Reproduce all the material exactly, minus any pictures it holds.

##### Data provided

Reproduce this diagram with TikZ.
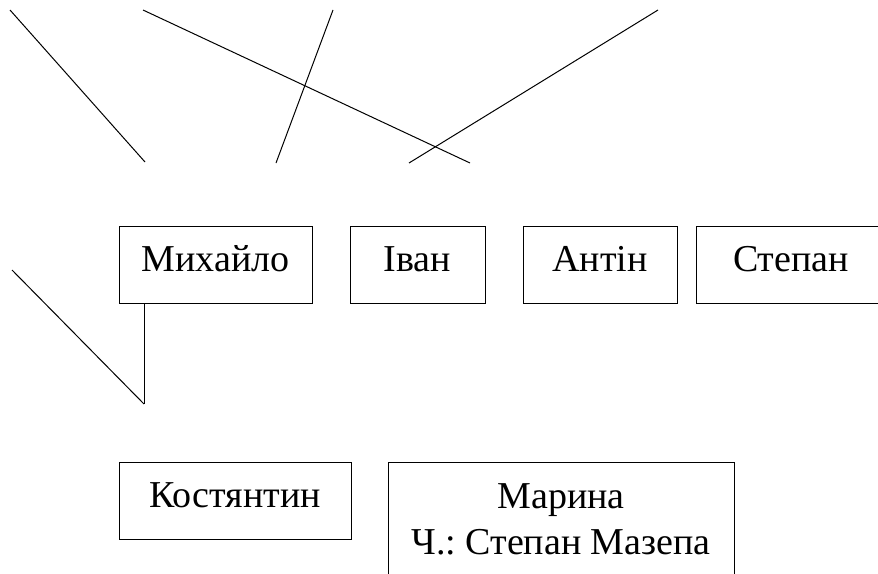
\documentclass[tikz,border=0pt]{standalone}
\usepackage{fontspec}
\setmainfont{Liberation Serif}
\newfontfamily\namefont{Liberation Serif}
\frenchspacing

\begin{document}
\begin{tikzpicture}[x=0.5pt,y=-0.5pt,line width=0.5pt,
    person/.style={draw,minimum height=38.5pt,inner sep=0pt,align=center,
                   text height=12pt,text depth=5.5pt,
                   font=\namefont\fontsize{19}{23}\selectfont}]
\useasboundingbox (0,0) rectangle (878,573);
\clip (0,0) rectangle (878,573);
% free ends of the lines
\foreach \n/\x/\y in {a1/10/10, b1/145/162, a2/143/10, b2/470/163,
                      a3/333/10, b3/276/163, a4/658/10, b4/409/163,
                      a5/12/270, b5/144/404}
    \coordinate (\n) at (\x, \y);
% first row
\foreach \n/\x/\w/\t in {mykh/215.5/96.5/Михайло, ivan/417.5/67.5/Іван,
                         antin/600/77/Антін, stepan/791/95/Степан}
    \node[person,minimum width=\w pt] (\n) at (\x, 264.5) {\t};
% second row
\node[person,minimum width=116pt] (kost) at (235, 500.5) {Костянтин};
\node[draw,minimum width=173pt,minimum height=57pt,align=center,inner sep=0pt,
      font=\namefont\fontsize{19}{23}\selectfont] (maryna) at (561, 519)
    {Марина\\Ч.: Степан Мазепа};
\foreach \a/\b in {a1/b1, a2/b2, a3/b3, a4/b4, a5/b5}
    \draw (\a) -- (\b);
\draw (b5 |- mykh.south) -- (b5);
\end{tikzpicture}
\end{document}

##########

### Solution to this exercise
Reproduce this diagram with TikZ.
\documentclass[tikz,border=0pt]{standalone}
\usepackage{fontspec}
\setmainfont{Liberation Serif}
\newfontfamily\namefont{Liberation Serif}
\frenchspacing

\begin{document}
\begin{tikzpicture}[x=0.5pt,y=-0.5pt,line width=0.5pt,
    person/.style={draw,minimum height=38.5pt,inner sep=0pt,align=center,
                   text height=12pt,text depth=5.5pt,
                   font=\namefont\fontsize{19}{23}\selectfont}]
\useasboundingbox (0,0) rectangle (878,573);
\clip (0,0) rectangle (878,573);
% free ends of the lines
\foreach \n/\x/\y in {a1/10/10, b1/145/162, a2/143/10, b2/470/163,
                      a3/333/10, b3/276/163, a4/658/10, b4/409/163,
                      a5/12/270, b5/144/404}
    \coordinate (\n) at (\x, \y);
% first row
\foreach \n/\x/\w/\t in {mykh/215.5/96.5/Михайло, ivan/417.5/67.5/Іван,
                         antin/600/77/Антін, stepan/791/95/Степан}
    \node[person,minimum width=\w pt] (\n) at (\x, 264.5) {\t};
% second row
\node[person,minimum width=116pt] (kost) at (235, 500.5) {Костянтин};
\node[draw,minimum width=173pt,minimum height=57pt,align=center,inner sep=0pt,
      font=\namefont\fontsize{19}{23}\selectfont] (maryna) at (561, 519)
    {Марина\\Ч.: Степан Мазепа};
\foreach \a/\b in {a1/b1, a2/b2, a3/b3, a4/b4, a5/b5}
    \draw (\a) -- (\b);
\draw (b5 |- mykh.south) -- (b5);
\end{tikzpicture}
\end{document}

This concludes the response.